| DATA SEGMENT |
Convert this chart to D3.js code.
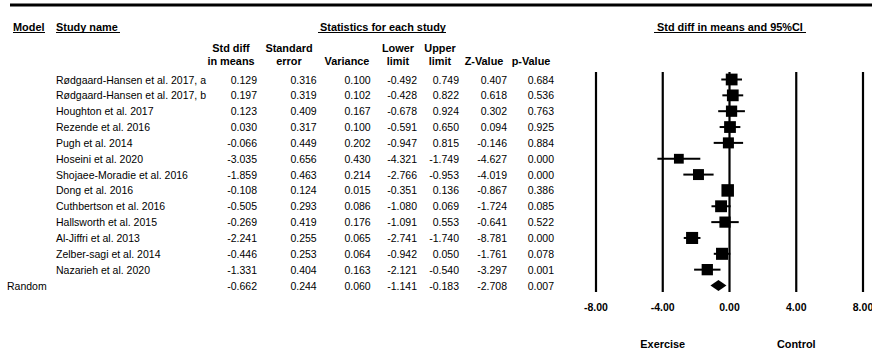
<!DOCTYPE html>
<html>
<head>
<meta charset="utf-8">
<script src="https://cdn.jsdelivr.net/npm/d3@7"></script>
<style>
 body { margin: 0; background: #fff; }
 text { font-family: "Liberation Sans", Arial, sans-serif; fill: #000; }
 .hd { font-weight: bold; font-size: 10.9px; }
 .cell { font-size: 10.5px; }
 .tick { font-weight: bold; font-size: 10.5px; }
</style>
</head>
<body>
<div id="chart"></div>
<script>
// forest plot data
var studies = ["Rødgaard-Hansen et al. 2017, a", "Rødgaard-Hansen et al. 2017, b", "Houghton et al. 2017",
 "Rezende et al. 2016", "Pugh et al. 2014", "Hoseini et al. 2020", "Shojaee-Moradie et al. 2016",
 "Dong et al. 2016", "Cuthbertson et al. 2016", "Hallsworth et al. 2015", "Al-Jiffri et al. 2013",
 "Zelber-sagi et al. 2014", "Nazarieh et al. 2020"];
var stdDiff = [0.129, 0.197, 0.123, 0.030, -0.066, -3.035, -1.859, -0.108, -0.505, -0.269, -2.241, -0.446, -1.331];
var stdErr = [0.316, 0.319, 0.409, 0.317, 0.449, 0.656, 0.463, 0.124, 0.293, 0.419, 0.255, 0.253, 0.404];
var variance = [0.100, 0.102, 0.167, 0.100, 0.202, 0.430, 0.214, 0.015, 0.086, 0.176, 0.065, 0.064, 0.163];
var lower = [-0.492, -0.428, -0.678, -0.591, -0.947, -4.321, -2.766, -0.351, -1.080, -1.091, -2.741, -0.942, -2.121];
var upper = [0.749, 0.822, 0.924, 0.650, 0.815, -1.749, -0.953, 0.136, 0.069, 0.553, -1.740, 0.050, -0.540];
var zValue = [0.407, 0.618, 0.302, 0.094, -0.146, -4.627, -4.019, -0.867, -1.724, -0.641, -8.781, -1.761, -3.297];
var pValue = [0.684, 0.536, 0.763, 0.925, 0.884, 0.000, 0.000, 0.386, 0.085, 0.522, 0.000, 0.078, 0.001];

// summary (random effects)
var summaryLabel = "Random";
var summary = [-0.662, 0.244, 0.060, -1.141, -0.183, -2.708, 0.007];

var colTitles = [["Std diff", "in means"], ["Standard", "error"], ["", "Variance"], ["Lower", "limit"],
 ["Upper", "limit"], ["", "Z-Value"], ["", "p-Value"]];
var axisTicks = [-8, -4, 0, 4, 8];
var sideLabels = ["Exercise", "Control"];

var W = 872, H = 352;
var svg = d3.select("#chart").append("svg")
 .attr("width", W)
 .attr("height", H);

// top rule
svg.append("line")
 .attr("x1", 10).attr("x2", W)
 .attr("y1", 5).attr("y2", 5)
 .attr("stroke", "#000").attr("stroke-width", 3);

// scales
var x = d3.scaleLinear().domain([-8, 8]).range([596, 863]);
var rows = studies.concat([summaryLabel]);
var y = d3.scalePoint().domain(d3.range(rows.length)).range([79.5, 285.5]);

// header row with underlines
function underlined(txt, xs, x1, x2) {
 svg.append("text").attr("class", "hd").attr("x", xs).attr("y", 31).text(txt);
 svg.append("line").attr("x1", x1).attr("x2", x2).attr("y1", 32.5).attr("y2", 32.5)
 .attr("stroke", "#000").attr("stroke-width", 1);
}
underlined("Model", 13, 13, 45);
underlined("Study name", 56, 56, 120);
underlined("Statistics for each study", 320, 318, 446);
underlined("Std diff in means and 95%CI", 657, 654, 806);

// value columns: right edge of the numbers, centre of the header
var colRight = [257, 316.7, 370.7, 417, 459, 507, 554];
var headCenter = [231, 289, 347, 398, 440, 484, 531];
var cols = [stdDiff, stdErr, variance, lower, upper, zValue, pValue];

colTitles.forEach(function(t, j) {
 svg.append("text").attr("class", "hd").attr("text-anchor", "middle")
 .attr("x", headCenter[j]).attr("y", 51.5).text(t[0]);
 svg.append("text").attr("class", "hd").attr("text-anchor", "middle")
 .attr("x", headCenter[j]).attr("y", 64.5).text(t[1]);
});

// table body
svg.selectAll("text.name")
 .data(studies)
 .enter()
 .append("text")
 .attr("class", "cell name")
 .attr("x", 56)
 .attr("y", function(d, i) { return y(i) + 4; })
 .text(function(d) { return d; });

svg.append("text").attr("class", "cell")
 .attr("x", 7).attr("y", y(studies.length) + 4)
 .text(summaryLabel);

cols.forEach(function(col, j) {
 var vals = col.concat([summary[j]]);
 svg.selectAll("text.c" + j)
 .data(vals)
 .enter()
 .append("text")
 .attr("class", "cell c" + j)
 .attr("text-anchor", "end")
 .attr("x", colRight[j])
 .attr("y", function(d, i) { return y(i) + 4; })
 .text(function(d) { return d.toFixed(3); });
});

// reference lines
svg.selectAll("line.ref")
 .data(axisTicks)
 .enter()
 .append("line")
 .attr("class", "ref")
 .attr("x1", function(d) { return x(d); })
 .attr("x2", function(d) { return x(d); })
 .attr("y1", 72).attr("y2", 292)
 .attr("stroke", "#000").attr("stroke-width", 2.2);

svg.selectAll("text.tick")
 .data(axisTicks)
 .enter()
 .append("text")
 .attr("class", "tick")
 .attr("text-anchor", "middle")
 .attr("x", function(d) { return x(d); })
 .attr("y", 310.5)
 .text(function(d) { return d.toFixed(2); });

// random-effects weights for box size (DerSimonian-Laird)
var wf = variance.map(function(v) { return 1 / v; });
var sw = d3.sum(wf);
var ybar = d3.sum(wf, function(w, i) { return w * stdDiff[i]; }) / sw;
var Q = d3.sum(wf, function(w, i) { return w * Math.pow(stdDiff[i] - ybar, 2); });
var C = sw - d3.sum(wf, function(w) { return w * w; }) / sw;
var tau2 = Math.max(0, (Q - (studies.length - 1)) / C);
var wr = variance.map(function(v) { return 1 / (v + tau2); });
var side = d3.scaleSqrt().domain([0, d3.max(wr)]).range([0, 12.5]);

// CI lines
svg.selectAll("line.ci")
 .data(studies)
 .enter()
 .append("line")
 .attr("class", "ci")
 .attr("x1", function(d, i) { return x(lower[i]); })
 .attr("x2", function(d, i) { return x(upper[i]); })
 .attr("y1", function(d, i) { return y(i); })
 .attr("y2", function(d, i) { return y(i); })
 .attr("stroke", "#000").attr("stroke-width", 2);

svg.selectAll("rect.box")
 .data(studies)
 .enter()
 .append("rect")
 .attr("class", "box")
 .attr("x", function(d, i) { return x(stdDiff[i]) - side(wr[i]) / 2; })
 .attr("y", function(d, i) { return y(i) - side(wr[i]) / 2; })
 .attr("width", function(d, i) { return side(wr[i]); })
 .attr("height", function(d, i) { return side(wr[i]); })
 .attr("fill", "#000");

// summary diamond
var ys = y(studies.length);
svg.append("path")
 .attr("d", "M" + x(summary[3]) + "," + ys +
 "L" + x(summary[0]) + "," + (ys - 5.5) +
 "L" + x(summary[4]) + "," + ys +
 "L" + x(summary[0]) + "," + (ys + 5.5) + "Z")
 .attr("fill", "#000");

// favours labels
svg.selectAll("text.side")
 .data(sideLabels)
 .enter()
 .append("text")
 .attr("class", "hd side")
 .attr("text-anchor", "middle")
 .attr("x", function(d, i) { return x(i === 0 ? -4 : 4); })
 .attr("y", 348)
 .text(function(d) { return d; });
</script>
</body>
</html>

| YOUR GOAL |
Retype each line of the listing above word for word. Exclude the pictures.

| OUTPUT BELOW |
Convert this chart to D3.js code.
<!DOCTYPE html>
<html>
<head>
<meta charset="utf-8">
<script src="https://cdn.jsdelivr.net/npm/d3@7"></script>
<style>
 body { margin: 0; background: #fff; }
 text { font-family: "Liberation Sans", Arial, sans-serif; fill: #000; }
 .hd { font-weight: bold; font-size: 10.9px; }
 .cell { font-size: 10.5px; }
 .tick { font-weight: bold; font-size: 10.5px; }
</style>
</head>
<body>
<div id="chart"></div>
<script>
// forest plot data
var studies = ["Rødgaard-Hansen et al. 2017, a", "Rødgaard-Hansen et al. 2017, b", "Houghton et al. 2017",
 "Rezende et al. 2016", "Pugh et al. 2014", "Hoseini et al. 2020", "Shojaee-Moradie et al. 2016",
 "Dong et al. 2016", "Cuthbertson et al. 2016", "Hallsworth et al. 2015", "Al-Jiffri et al. 2013",
 "Zelber-sagi et al. 2014", "Nazarieh et al. 2020"];
var stdDiff = [0.129, 0.197, 0.123, 0.030, -0.066, -3.035, -1.859, -0.108, -0.505, -0.269, -2.241, -0.446, -1.331];
var stdErr = [0.316, 0.319, 0.409, 0.317, 0.449, 0.656, 0.463, 0.124, 0.293, 0.419, 0.255, 0.253, 0.404];
var variance = [0.100, 0.102, 0.167, 0.100, 0.202, 0.430, 0.214, 0.015, 0.086, 0.176, 0.065, 0.064, 0.163];
var lower = [-0.492, -0.428, -0.678, -0.591, -0.947, -4.321, -2.766, -0.351, -1.080, -1.091, -2.741, -0.942, -2.121];
var upper = [0.749, 0.822, 0.924, 0.650, 0.815, -1.749, -0.953, 0.136, 0.069, 0.553, -1.740, 0.050, -0.540];
var zValue = [0.407, 0.618, 0.302, 0.094, -0.146, -4.627, -4.019, -0.867, -1.724, -0.641, -8.781, -1.761, -3.297];
var pValue = [0.684, 0.536, 0.763, 0.925, 0.884, 0.000, 0.000, 0.386, 0.085, 0.522, 0.000, 0.078, 0.001];

// summary (random effects)
var summaryLabel = "Random";
var summary = [-0.662, 0.244, 0.060, -1.141, -0.183, -2.708, 0.007];

var colTitles = [["Std diff", "in means"], ["Standard", "error"], ["", "Variance"], ["Lower", "limit"],
 ["Upper", "limit"], ["", "Z-Value"], ["", "p-Value"]];
var axisTicks = [-8, -4, 0, 4, 8];
var sideLabels = ["Exercise", "Control"];

var W = 872, H = 352;
var svg = d3.select("#chart").append("svg")
 .attr("width", W)
 .attr("height", H);

// top rule
svg.append("line")
 .attr("x1", 10).attr("x2", W)
 .attr("y1", 5).attr("y2", 5)
 .attr("stroke", "#000").attr("stroke-width", 3);

// scales
var x = d3.scaleLinear().domain([-8, 8]).range([596, 863]);
var rows = studies.concat([summaryLabel]);
var y = d3.scalePoint().domain(d3.range(rows.length)).range([79.5, 285.5]);

// header row with underlines
function underlined(txt, xs, x1, x2) {
 svg.append("text").attr("class", "hd").attr("x", xs).attr("y", 31).text(txt);
 svg.append("line").attr("x1", x1).attr("x2", x2).attr("y1", 32.5).attr("y2", 32.5)
 .attr("stroke", "#000").attr("stroke-width", 1);
}
underlined("Model", 13, 13, 45);
underlined("Study name", 56, 56, 120);
underlined("Statistics for each study", 320, 318, 446);
underlined("Std diff in means and 95%CI", 657, 654, 806);

// value columns: right edge of the numbers, centre of the header
var colRight = [257, 316.7, 370.7, 417, 459, 507, 554];
var headCenter = [231, 289, 347, 398, 440, 484, 531];
var cols = [stdDiff, stdErr, variance, lower, upper, zValue, pValue];

colTitles.forEach(function(t, j) {
 svg.append("text").attr("class", "hd").attr("text-anchor", "middle")
 .attr("x", headCenter[j]).attr("y", 51.5).text(t[0]);
 svg.append("text").attr("class", "hd").attr("text-anchor", "middle")
 .attr("x", headCenter[j]).attr("y", 64.5).text(t[1]);
});

// table body
svg.selectAll("text.name")
 .data(studies)
 .enter()
 .append("text")
 .attr("class", "cell name")
 .attr("x", 56)
 .attr("y", function(d, i) { return y(i) + 4; })
 .text(function(d) { return d; });

svg.append("text").attr("class", "cell")
 .attr("x", 7).attr("y", y(studies.length) + 4)
 .text(summaryLabel);

cols.forEach(function(col, j) {
 var vals = col.concat([summary[j]]);
 svg.selectAll("text.c" + j)
 .data(vals)
 .enter()
 .append("text")
 .attr("class", "cell c" + j)
 .attr("text-anchor", "end")
 .attr("x", colRight[j])
 .attr("y", function(d, i) { return y(i) + 4; })
 .text(function(d) { return d.toFixed(3); });
});

// reference lines
svg.selectAll("line.ref")
 .data(axisTicks)
 .enter()
 .append("line")
 .attr("class", "ref")
 .attr("x1", function(d) { return x(d); })
 .attr("x2", function(d) { return x(d); })
 .attr("y1", 72).attr("y2", 292)
 .attr("stroke", "#000").attr("stroke-width", 2.2);

svg.selectAll("text.tick")
 .data(axisTicks)
 .enter()
 .append("text")
 .attr("class", "tick")
 .attr("text-anchor", "middle")
 .attr("x", function(d) { return x(d); })
 .attr("y", 310.5)
 .text(function(d) { return d.toFixed(2); });

// random-effects weights for box size (DerSimonian-Laird)
var wf = variance.map(function(v) { return 1 / v; });
var sw = d3.sum(wf);
var ybar = d3.sum(wf, function(w, i) { return w * stdDiff[i]; }) / sw;
var Q = d3.sum(wf, function(w, i) { return w * Math.pow(stdDiff[i] - ybar, 2); });
var C = sw - d3.sum(wf, function(w) { return w * w; }) / sw;
var tau2 = Math.max(0, (Q - (studies.length - 1)) / C);
var wr = variance.map(function(v) { return 1 / (v + tau2); });
var side = d3.scaleSqrt().domain([0, d3.max(wr)]).range([0, 12.5]);

// CI lines
svg.selectAll("line.ci")
 .data(studies)
 .enter()
 .append("line")
 .attr("class", "ci")
 .attr("x1", function(d, i) { return x(lower[i]); })
 .attr("x2", function(d, i) { return x(upper[i]); })
 .attr("y1", function(d, i) { return y(i); })
 .attr("y2", function(d, i) { return y(i); })
 .attr("stroke", "#000").attr("stroke-width", 2);

svg.selectAll("rect.box")
 .data(studies)
 .enter()
 .append("rect")
 .attr("class", "box")
 .attr("x", function(d, i) { return x(stdDiff[i]) - side(wr[i]) / 2; })
 .attr("y", function(d, i) { return y(i) - side(wr[i]) / 2; })
 .attr("width", function(d, i) { return side(wr[i]); })
 .attr("height", function(d, i) { return side(wr[i]); })
 .attr("fill", "#000");

// summary diamond
var ys = y(studies.length);
svg.append("path")
 .attr("d", "M" + x(summary[3]) + "," + ys +
 "L" + x(summary[0]) + "," + (ys - 5.5) +
 "L" + x(summary[4]) + "," + ys +
 "L" + x(summary[0]) + "," + (ys + 5.5) + "Z")
 .attr("fill", "#000");

// favours labels
svg.selectAll("text.side")
 .data(sideLabels)
 .enter()
 .append("text")
 .attr("class", "hd side")
 .attr("text-anchor", "middle")
 .attr("x", function(d, i) { return x(i === 0 ? -4 : 4); })
 .attr("y", 348)
 .text(function(d) { return d; });
</script>
</body>
</html>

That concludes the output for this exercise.